A new type of improved third order WENO scheme with finite difference framework

Abstract

In this paper, we present a novel variety of third order finite difference weighted essentially non-oscillatory (WENO) scheme based on WENO-ZQ scheme to approximate the computational solutions of one- and two-dimensional non-linear hyperbolic conservation laws. The new reconstruction process of fluxes is the convex combination of a second degree polynomial and two linear polynomials. We apply a new modified global smoothness indicator into the non-linear weights. We also use the power parameter ‘p’ to balance the accuracy of the proposed scheme.

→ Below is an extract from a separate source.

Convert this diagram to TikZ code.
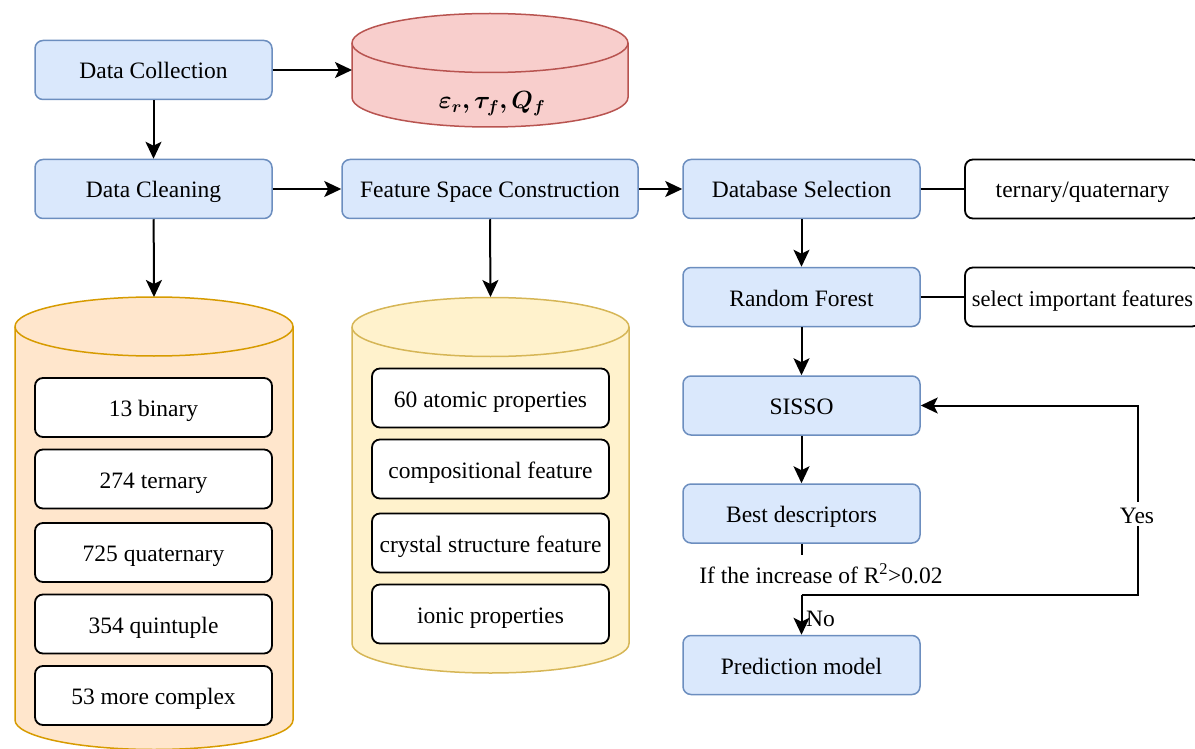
\documentclass[tikz,border=0pt]{standalone}
\usepackage{amsmath,bm}
\usepackage{fontspec}
\setmainfont{Liberation Serif}
\usetikzlibrary{arrows.meta}
\definecolor{bfill}{HTML}{DAE8FC}
\definecolor{bdraw}{HTML}{6C8EBF}
\definecolor{rfill}{HTML}{F8CECC}
\definecolor{rdraw}{HTML}{B85450}
\definecolor{ofill}{HTML}{FFE6CC}
\definecolor{odraw}{HTML}{D79B00}
\definecolor{yfill}{HTML}{FFF2CC}
\definecolor{ydraw}{HTML}{D6B656}
\tikzset{
  txt/.style={font=\fontsize{23.5}{28}\selectfont},
  bluebox/.style={txt, rounded corners=8, draw=bdraw, fill=bfill, line width=1.5,
    minimum width=237, minimum height=59, inner xsep=0, inner ysep=0,
    text height=19, text depth=1},
  whitebox/.style={txt, rounded corners=8, draw=black, fill=white, line width=1.8,
    minimum width=237, minimum height=59, inner xsep=0, inner ysep=0,
    text height=19, text depth=1},
  arr/.style={line width=2, -{Stealth[length=17pt, width=16pt, inset=4pt]}},
  ln/.style={line width=2},
}
\begin{document}
\begin{tikzpicture}[x=1pt,y=1pt]
\useasboundingbox (0,0) rectangle (1195,-749);

% cylinders
\filldraw[fill=rfill, draw=rdraw, line width=1.5] (352,-43) -- (352,-97.5)
  arc[start angle=180,end angle=360,x radius=138,y radius=29.5] -- (628,-43)
  arc[start angle=0,end angle=180,x radius=138,y radius=29.5] -- cycle;
\draw[rdraw, line width=1.5] (352,-43) arc[start angle=180,end angle=360,x radius=138,y radius=29.5];
\coordinate (redcyl) at (352,-70);
\node (redlabel) at (492,-104) {\fontsize{23.5}{28}\selectfont$\boldsymbol{\varepsilon_r,\tau_f,Q_f}$};

\filldraw[fill=ofill, draw=odraw, line width=1.5] (15,-326.5) -- (15,-720)
  arc[start angle=180,end angle=360,x radius=139,y radius=29.5] -- (293,-326.5)
  arc[start angle=0,end angle=180,x radius=139,y radius=29.5] -- cycle;
\draw[odraw, line width=1.5] (15,-326.5) arc[start angle=180,end angle=360,x radius=139,y radius=29.5];
\coordinate (orangetop) at (154,-297);

\filldraw[fill=yfill, draw=ydraw, line width=1.5] (352,-327) -- (352,-643.5)
  arc[start angle=180,end angle=360,x radius=138.5,y radius=29.5] -- (629,-327)
  arc[start angle=0,end angle=180,x radius=138.5,y radius=29.5] -- cycle;
\draw[ydraw, line width=1.5] (352,-327) arc[start angle=180,end angle=360,x radius=138.5,y radius=29.5];
\coordinate (yellowtop) at (490.5,-297);

% main boxes
\node[bluebox] (collect) at (153.5,-70) {Data Collection};
\node[bluebox] (clean) at (153.5,-189) {Data Cleaning};
\node[bluebox, minimum width=296] (fsc) at (490,-189) {Feature Space Construction};
\node[bluebox] (dbs) at (801.5,-189) {Database Selection};
\node[bluebox] (rf) at (801.5,-297) {Random Forest};
\node[bluebox] (sisso) at (801.5,-405.5) {SISSO};
\node[bluebox] (best) at (801.5,-513.5) {Best descriptors};
\node[bluebox] (pred) at (801.5,-665) {Prediction model};

\node[whitebox, minimum width=235] (tq) at (1082.5,-189) {ternary/quaternary};
\node[whitebox, minimum width=235, font=\fontsize{22.5}{27}\selectfont] (sif) at (1082.5,-297) {select important features};

% orange inner boxes
\node[whitebox] (b1) at (153.5,-407.5) {13 binary};
\node[whitebox] (b2) at (153.5,-479) {274 ternary};
\node[whitebox] (b3) at (153.5,-552.5) {725 quaternary};
\node[whitebox] (b4) at (153.5,-624) {354 quintuple};
\node[whitebox] (b5) at (153.5,-695.5) {53 more complex};

% yellow inner boxes
\node[whitebox] (f1) at (490.5,-398) {60 atomic properties};
\node[whitebox] (f2) at (490.5,-469) {compositional feature};
\node[whitebox] (f3) at (490.5,-543) {crystal structure feature};
\node[whitebox] (f4) at (490.5,-614) {ionic properties};

% connectors
\draw[arr] (collect) -- (redcyl);
\draw[arr] (collect) -- (clean);
\draw[arr] (clean) -- (fsc);
\draw[arr] (clean) -- (orangetop);
\draw[arr] (fsc) -- (dbs);
\draw[arr] (fsc.south) -- (yellowtop);
\draw[ln] (dbs) -- (tq);
\draw[ln] (rf) -- (sif);
\draw[arr] (dbs) -- (rf);
\draw[arr] (rf) -- (sisso);
\draw[arr] (sisso) -- (best);

\coordinate (dec) at (801.5,-595);
\coordinate (yc) at (1138,-595);
\draw[ln] (best) -- (dec);
\node[txt, fill=white, minimum height=40, inner ysep=0, inner xsep=1, text height=19, text depth=1] (cond) at (821,-574.5) {If the increase of R\textsuperscript{2}>0.02};
\draw[arr] (dec) -- (pred);
\draw[arr] (dec) -- (yc) |- (sisso);
\node[txt, fill=white, inner sep=2, text height=19, text depth=1] (yes) at (1137,-514) {Yes};
\node[txt, anchor=west, inner sep=0, text height=19, text depth=1] (no) at (806,-617) {No};
\end{tikzpicture}
\end{document}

This novel third order WENO scheme applies three points data {xi−1,xi,xi+1} same as WENO-JS3 and WENO-Z3 schemes. In the proposed scheme, the main advantages are that the associated linear weights can be taken as any positive numbers on condition their summation is one. Also, it is easy to be used in multi-dimensional engineering problems. We implement the time discretization by using third order accurate strong stability preserving Runge–Kutta method. The extensive computational experiments of a collection of benchmark test problems are provided to demonstrate high resolution, robustness and absolute truncation errors in L1 and L∞ norms. We observe from the results that the new scheme contains better capability in performance than WENO-PZ3 scheme.